▸ **Exercise**: Find every line in the records below that holds the word "this", and copy each one.

╭─ Supplied material

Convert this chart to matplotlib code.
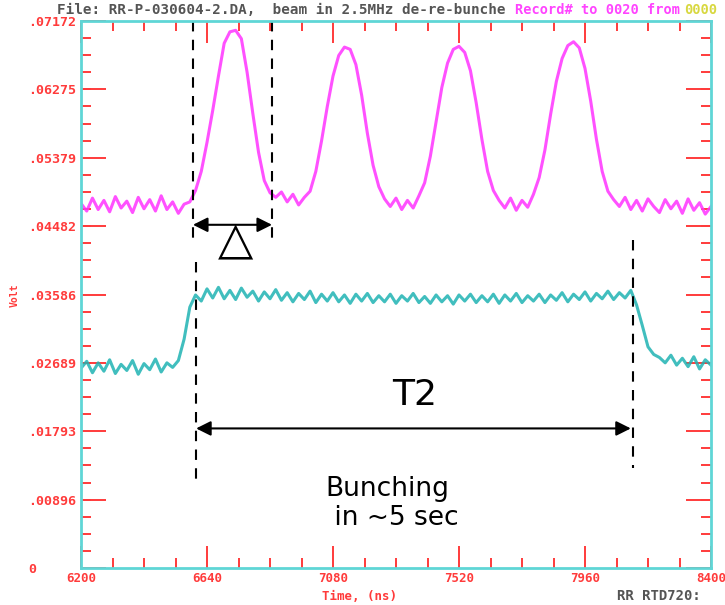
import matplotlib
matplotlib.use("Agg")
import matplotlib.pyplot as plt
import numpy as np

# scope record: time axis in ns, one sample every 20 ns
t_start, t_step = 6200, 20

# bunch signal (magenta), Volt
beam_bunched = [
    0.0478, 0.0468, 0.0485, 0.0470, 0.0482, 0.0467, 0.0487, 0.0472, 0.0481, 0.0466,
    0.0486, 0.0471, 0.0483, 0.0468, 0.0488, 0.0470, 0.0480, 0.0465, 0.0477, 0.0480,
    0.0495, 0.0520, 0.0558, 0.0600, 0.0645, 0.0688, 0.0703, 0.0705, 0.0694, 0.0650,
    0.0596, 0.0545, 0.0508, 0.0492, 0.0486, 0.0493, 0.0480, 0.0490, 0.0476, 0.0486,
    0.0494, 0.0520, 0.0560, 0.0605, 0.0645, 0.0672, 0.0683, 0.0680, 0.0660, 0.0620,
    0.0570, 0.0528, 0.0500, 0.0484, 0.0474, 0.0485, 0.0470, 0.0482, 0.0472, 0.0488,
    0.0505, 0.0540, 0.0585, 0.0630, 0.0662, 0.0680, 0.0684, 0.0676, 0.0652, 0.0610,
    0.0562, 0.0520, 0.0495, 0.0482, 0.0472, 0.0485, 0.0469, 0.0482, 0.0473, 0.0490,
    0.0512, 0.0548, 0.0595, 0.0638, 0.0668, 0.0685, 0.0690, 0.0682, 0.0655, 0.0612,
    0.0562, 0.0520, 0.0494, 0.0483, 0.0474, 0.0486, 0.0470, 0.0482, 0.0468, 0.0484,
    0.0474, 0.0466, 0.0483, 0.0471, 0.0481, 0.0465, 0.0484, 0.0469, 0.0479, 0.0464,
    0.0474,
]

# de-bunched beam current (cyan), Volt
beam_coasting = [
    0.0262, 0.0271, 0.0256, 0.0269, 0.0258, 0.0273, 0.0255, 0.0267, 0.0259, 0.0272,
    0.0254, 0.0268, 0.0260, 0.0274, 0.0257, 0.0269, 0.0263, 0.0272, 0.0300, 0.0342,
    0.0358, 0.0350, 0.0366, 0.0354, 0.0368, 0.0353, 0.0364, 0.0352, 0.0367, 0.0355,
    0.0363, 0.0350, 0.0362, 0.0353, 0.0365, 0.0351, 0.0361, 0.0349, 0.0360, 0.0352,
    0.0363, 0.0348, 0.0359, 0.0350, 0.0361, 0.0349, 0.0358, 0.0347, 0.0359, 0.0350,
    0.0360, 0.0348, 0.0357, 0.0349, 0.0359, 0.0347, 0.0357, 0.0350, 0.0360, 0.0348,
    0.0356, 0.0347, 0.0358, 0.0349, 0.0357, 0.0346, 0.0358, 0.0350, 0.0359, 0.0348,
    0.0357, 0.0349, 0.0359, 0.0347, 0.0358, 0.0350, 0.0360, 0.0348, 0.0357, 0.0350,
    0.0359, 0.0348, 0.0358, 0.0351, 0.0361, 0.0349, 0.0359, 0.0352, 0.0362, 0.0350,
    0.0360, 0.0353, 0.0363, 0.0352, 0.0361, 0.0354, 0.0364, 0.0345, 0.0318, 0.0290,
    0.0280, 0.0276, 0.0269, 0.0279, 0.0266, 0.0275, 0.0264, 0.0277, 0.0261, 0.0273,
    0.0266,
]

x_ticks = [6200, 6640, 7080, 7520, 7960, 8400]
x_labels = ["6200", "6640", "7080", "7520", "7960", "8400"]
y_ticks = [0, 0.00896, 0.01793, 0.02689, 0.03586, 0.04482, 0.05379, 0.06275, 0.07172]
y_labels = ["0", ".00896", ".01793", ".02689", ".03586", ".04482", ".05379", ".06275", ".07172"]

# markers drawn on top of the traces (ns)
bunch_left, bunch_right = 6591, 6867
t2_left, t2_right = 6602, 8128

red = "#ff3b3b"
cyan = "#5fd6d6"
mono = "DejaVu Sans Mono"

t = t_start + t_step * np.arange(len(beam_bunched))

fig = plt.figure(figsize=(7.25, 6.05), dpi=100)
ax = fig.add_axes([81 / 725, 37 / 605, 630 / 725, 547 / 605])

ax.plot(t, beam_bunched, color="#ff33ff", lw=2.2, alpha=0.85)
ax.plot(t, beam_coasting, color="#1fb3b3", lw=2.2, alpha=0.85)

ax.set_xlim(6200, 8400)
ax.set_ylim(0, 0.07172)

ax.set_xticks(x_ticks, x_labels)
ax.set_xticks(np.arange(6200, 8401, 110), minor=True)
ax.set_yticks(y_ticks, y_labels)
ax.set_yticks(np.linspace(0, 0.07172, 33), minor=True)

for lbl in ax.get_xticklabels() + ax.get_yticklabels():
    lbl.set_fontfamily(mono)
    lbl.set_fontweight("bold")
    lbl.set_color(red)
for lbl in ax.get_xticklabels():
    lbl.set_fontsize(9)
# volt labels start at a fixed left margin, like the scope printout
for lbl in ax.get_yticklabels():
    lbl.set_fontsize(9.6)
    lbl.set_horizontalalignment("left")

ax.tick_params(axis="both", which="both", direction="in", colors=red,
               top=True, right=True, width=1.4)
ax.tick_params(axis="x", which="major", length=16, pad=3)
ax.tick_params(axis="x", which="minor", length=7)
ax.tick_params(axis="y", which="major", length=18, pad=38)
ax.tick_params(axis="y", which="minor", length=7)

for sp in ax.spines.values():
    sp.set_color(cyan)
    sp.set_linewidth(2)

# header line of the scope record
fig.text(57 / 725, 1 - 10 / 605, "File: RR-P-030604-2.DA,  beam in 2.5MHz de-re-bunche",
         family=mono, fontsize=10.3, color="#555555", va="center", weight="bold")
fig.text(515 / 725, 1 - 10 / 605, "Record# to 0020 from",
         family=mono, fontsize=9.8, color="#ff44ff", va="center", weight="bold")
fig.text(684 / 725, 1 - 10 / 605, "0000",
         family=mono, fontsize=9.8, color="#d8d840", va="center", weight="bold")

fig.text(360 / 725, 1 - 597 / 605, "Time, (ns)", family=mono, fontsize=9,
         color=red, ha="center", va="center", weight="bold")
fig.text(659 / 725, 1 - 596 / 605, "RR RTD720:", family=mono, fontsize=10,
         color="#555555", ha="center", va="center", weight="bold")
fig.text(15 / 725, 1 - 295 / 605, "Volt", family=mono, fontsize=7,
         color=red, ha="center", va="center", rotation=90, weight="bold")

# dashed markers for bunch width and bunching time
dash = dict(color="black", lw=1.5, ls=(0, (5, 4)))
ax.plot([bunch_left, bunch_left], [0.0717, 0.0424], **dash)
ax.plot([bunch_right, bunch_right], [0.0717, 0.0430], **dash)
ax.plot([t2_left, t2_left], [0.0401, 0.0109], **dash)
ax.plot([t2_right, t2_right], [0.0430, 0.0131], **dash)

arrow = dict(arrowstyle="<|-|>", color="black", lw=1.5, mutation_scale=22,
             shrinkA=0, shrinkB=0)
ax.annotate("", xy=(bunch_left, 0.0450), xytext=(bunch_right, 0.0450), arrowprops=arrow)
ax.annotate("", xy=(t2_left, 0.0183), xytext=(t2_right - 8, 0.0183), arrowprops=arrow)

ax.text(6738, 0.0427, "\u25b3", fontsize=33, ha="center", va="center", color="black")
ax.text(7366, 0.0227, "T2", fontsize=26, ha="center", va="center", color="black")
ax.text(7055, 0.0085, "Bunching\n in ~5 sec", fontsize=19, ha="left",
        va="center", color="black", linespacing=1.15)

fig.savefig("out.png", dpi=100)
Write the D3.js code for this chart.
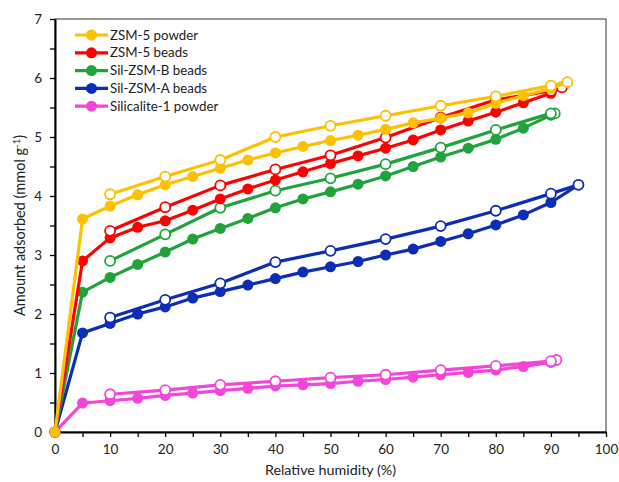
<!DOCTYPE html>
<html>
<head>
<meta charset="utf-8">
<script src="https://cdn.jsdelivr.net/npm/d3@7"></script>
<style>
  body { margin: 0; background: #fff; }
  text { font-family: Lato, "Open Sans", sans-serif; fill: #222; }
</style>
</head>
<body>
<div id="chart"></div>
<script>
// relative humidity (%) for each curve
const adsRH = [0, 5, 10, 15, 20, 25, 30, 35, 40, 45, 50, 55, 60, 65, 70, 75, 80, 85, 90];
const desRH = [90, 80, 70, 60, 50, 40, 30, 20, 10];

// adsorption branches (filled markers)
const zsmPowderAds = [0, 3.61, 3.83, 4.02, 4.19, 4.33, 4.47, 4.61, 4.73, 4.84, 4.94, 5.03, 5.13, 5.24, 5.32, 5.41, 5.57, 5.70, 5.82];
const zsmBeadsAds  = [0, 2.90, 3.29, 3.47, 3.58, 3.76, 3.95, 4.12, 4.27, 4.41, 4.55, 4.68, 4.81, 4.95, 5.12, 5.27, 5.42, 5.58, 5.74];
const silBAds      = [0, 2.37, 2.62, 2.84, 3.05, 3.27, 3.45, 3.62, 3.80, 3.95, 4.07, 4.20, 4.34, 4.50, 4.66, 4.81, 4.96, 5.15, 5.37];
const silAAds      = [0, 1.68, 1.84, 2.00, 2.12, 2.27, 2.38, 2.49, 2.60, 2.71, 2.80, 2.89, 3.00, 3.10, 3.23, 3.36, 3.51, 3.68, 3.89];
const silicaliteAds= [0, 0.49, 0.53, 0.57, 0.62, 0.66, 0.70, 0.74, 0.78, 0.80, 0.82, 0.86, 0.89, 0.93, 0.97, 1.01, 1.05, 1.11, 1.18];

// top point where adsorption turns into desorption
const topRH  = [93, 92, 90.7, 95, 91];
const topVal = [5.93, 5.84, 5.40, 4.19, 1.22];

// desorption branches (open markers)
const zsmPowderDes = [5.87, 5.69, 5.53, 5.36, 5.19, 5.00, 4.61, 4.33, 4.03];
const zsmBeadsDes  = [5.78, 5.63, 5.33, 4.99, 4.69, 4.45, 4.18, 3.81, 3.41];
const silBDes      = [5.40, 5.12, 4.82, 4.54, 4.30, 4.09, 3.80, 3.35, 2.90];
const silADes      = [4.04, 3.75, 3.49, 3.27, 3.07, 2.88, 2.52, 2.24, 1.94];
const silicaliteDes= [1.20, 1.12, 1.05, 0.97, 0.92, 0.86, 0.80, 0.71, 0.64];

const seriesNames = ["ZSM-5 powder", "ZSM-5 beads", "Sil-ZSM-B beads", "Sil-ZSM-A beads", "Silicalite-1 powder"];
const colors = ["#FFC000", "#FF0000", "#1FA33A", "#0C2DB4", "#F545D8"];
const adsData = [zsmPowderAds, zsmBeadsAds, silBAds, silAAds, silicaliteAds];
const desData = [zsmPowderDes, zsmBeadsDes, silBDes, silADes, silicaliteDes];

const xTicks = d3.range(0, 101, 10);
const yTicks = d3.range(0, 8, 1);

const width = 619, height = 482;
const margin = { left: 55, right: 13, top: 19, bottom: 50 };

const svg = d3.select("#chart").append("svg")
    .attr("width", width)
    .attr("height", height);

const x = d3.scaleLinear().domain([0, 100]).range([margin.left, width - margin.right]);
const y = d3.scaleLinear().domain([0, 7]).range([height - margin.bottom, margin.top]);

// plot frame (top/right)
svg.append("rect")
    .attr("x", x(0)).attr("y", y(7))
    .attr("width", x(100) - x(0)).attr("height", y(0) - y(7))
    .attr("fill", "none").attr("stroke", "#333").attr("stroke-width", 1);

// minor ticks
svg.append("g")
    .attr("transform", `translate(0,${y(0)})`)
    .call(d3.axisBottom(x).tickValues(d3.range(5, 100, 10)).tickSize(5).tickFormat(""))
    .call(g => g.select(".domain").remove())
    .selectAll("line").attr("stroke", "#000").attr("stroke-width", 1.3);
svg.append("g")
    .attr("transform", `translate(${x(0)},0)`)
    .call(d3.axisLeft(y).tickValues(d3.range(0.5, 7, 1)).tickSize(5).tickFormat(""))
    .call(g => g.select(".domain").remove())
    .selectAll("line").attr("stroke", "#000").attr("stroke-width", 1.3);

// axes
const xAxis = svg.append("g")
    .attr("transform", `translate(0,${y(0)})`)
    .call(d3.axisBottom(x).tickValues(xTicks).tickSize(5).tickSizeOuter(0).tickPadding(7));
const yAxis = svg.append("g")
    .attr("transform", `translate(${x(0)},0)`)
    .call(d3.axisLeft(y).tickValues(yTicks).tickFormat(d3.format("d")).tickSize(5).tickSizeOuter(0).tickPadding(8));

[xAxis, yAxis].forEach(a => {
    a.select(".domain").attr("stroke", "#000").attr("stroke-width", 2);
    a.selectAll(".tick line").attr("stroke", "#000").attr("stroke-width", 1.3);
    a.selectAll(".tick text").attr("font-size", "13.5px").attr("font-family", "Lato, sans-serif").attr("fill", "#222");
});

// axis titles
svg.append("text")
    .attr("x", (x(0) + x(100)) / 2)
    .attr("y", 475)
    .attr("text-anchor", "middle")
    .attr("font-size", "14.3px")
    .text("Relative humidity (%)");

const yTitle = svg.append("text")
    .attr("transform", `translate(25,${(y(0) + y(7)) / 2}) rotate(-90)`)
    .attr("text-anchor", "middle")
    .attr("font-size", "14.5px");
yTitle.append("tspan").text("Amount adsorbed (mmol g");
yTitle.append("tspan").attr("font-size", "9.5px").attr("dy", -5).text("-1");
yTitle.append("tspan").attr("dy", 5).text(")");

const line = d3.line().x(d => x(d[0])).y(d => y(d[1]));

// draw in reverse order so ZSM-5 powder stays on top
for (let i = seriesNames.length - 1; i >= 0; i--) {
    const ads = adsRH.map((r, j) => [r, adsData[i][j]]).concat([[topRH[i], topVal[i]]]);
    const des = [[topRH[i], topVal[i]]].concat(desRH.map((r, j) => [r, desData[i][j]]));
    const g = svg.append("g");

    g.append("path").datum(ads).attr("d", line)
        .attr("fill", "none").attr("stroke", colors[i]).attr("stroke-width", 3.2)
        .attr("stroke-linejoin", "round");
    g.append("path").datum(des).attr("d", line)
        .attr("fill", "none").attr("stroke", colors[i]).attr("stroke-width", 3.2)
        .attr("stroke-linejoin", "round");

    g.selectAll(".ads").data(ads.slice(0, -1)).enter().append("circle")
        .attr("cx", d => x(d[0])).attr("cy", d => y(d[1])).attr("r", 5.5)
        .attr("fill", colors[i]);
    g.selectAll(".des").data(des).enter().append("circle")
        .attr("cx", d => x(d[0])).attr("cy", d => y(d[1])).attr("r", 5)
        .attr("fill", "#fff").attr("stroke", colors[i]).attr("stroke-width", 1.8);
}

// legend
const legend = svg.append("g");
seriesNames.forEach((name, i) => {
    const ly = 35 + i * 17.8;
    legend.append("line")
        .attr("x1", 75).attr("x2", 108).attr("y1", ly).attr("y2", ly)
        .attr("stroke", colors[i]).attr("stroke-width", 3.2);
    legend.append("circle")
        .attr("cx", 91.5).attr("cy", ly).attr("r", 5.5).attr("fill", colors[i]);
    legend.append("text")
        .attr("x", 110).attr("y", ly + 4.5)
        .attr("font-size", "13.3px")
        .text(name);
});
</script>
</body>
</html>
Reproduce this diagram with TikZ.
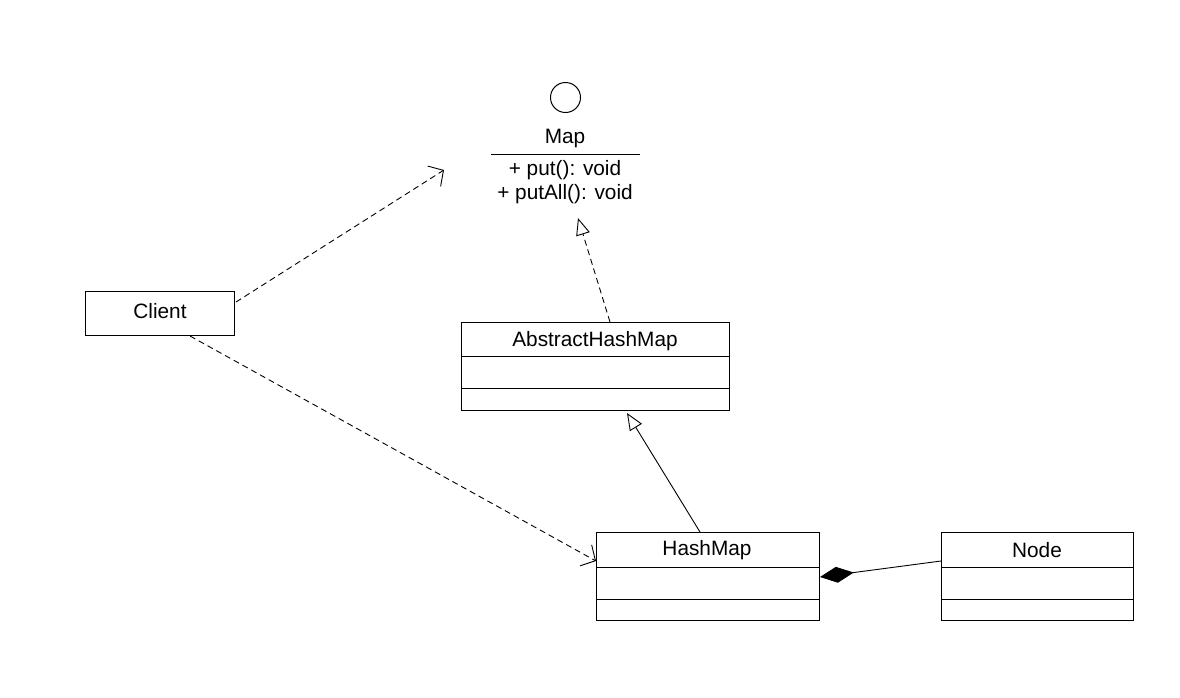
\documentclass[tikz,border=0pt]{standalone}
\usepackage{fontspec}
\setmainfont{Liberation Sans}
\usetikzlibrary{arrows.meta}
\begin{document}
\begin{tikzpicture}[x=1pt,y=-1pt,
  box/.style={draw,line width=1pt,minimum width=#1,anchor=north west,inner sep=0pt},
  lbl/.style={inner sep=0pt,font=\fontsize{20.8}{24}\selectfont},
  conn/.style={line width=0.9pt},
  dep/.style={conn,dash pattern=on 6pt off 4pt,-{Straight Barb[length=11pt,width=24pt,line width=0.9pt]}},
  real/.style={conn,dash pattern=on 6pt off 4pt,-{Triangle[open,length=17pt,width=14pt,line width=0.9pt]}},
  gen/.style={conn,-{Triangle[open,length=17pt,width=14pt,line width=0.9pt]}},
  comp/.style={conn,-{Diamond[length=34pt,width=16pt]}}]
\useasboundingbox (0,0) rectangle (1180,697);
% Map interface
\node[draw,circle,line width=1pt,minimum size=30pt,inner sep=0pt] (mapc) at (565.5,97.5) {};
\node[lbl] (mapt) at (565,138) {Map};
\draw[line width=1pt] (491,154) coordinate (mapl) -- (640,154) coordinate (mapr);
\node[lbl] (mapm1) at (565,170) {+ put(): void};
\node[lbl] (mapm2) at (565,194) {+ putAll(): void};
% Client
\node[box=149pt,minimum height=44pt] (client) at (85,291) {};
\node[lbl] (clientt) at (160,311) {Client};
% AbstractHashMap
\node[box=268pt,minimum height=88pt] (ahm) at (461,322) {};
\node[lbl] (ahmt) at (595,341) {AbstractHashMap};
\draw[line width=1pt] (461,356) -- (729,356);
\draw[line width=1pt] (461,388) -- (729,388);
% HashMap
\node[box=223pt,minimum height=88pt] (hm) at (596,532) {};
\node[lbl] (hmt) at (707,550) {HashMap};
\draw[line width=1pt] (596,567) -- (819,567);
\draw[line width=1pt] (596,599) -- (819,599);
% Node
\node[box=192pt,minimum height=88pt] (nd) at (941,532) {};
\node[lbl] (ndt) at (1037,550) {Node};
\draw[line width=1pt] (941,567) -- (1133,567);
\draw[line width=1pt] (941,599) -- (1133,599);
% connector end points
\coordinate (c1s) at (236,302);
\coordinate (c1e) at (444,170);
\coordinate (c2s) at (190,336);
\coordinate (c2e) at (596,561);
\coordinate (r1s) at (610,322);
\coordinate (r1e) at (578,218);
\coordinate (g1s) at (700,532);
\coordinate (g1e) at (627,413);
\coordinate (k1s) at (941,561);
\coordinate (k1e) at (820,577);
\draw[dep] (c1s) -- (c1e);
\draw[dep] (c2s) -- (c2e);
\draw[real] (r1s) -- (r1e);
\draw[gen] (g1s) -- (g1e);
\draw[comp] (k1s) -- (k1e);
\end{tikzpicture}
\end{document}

╰─

▸ **Written solution**:
Convert this chart to matplotlib code.
Write the D3.js code for this chart.
Reproduce this diagram with TikZ.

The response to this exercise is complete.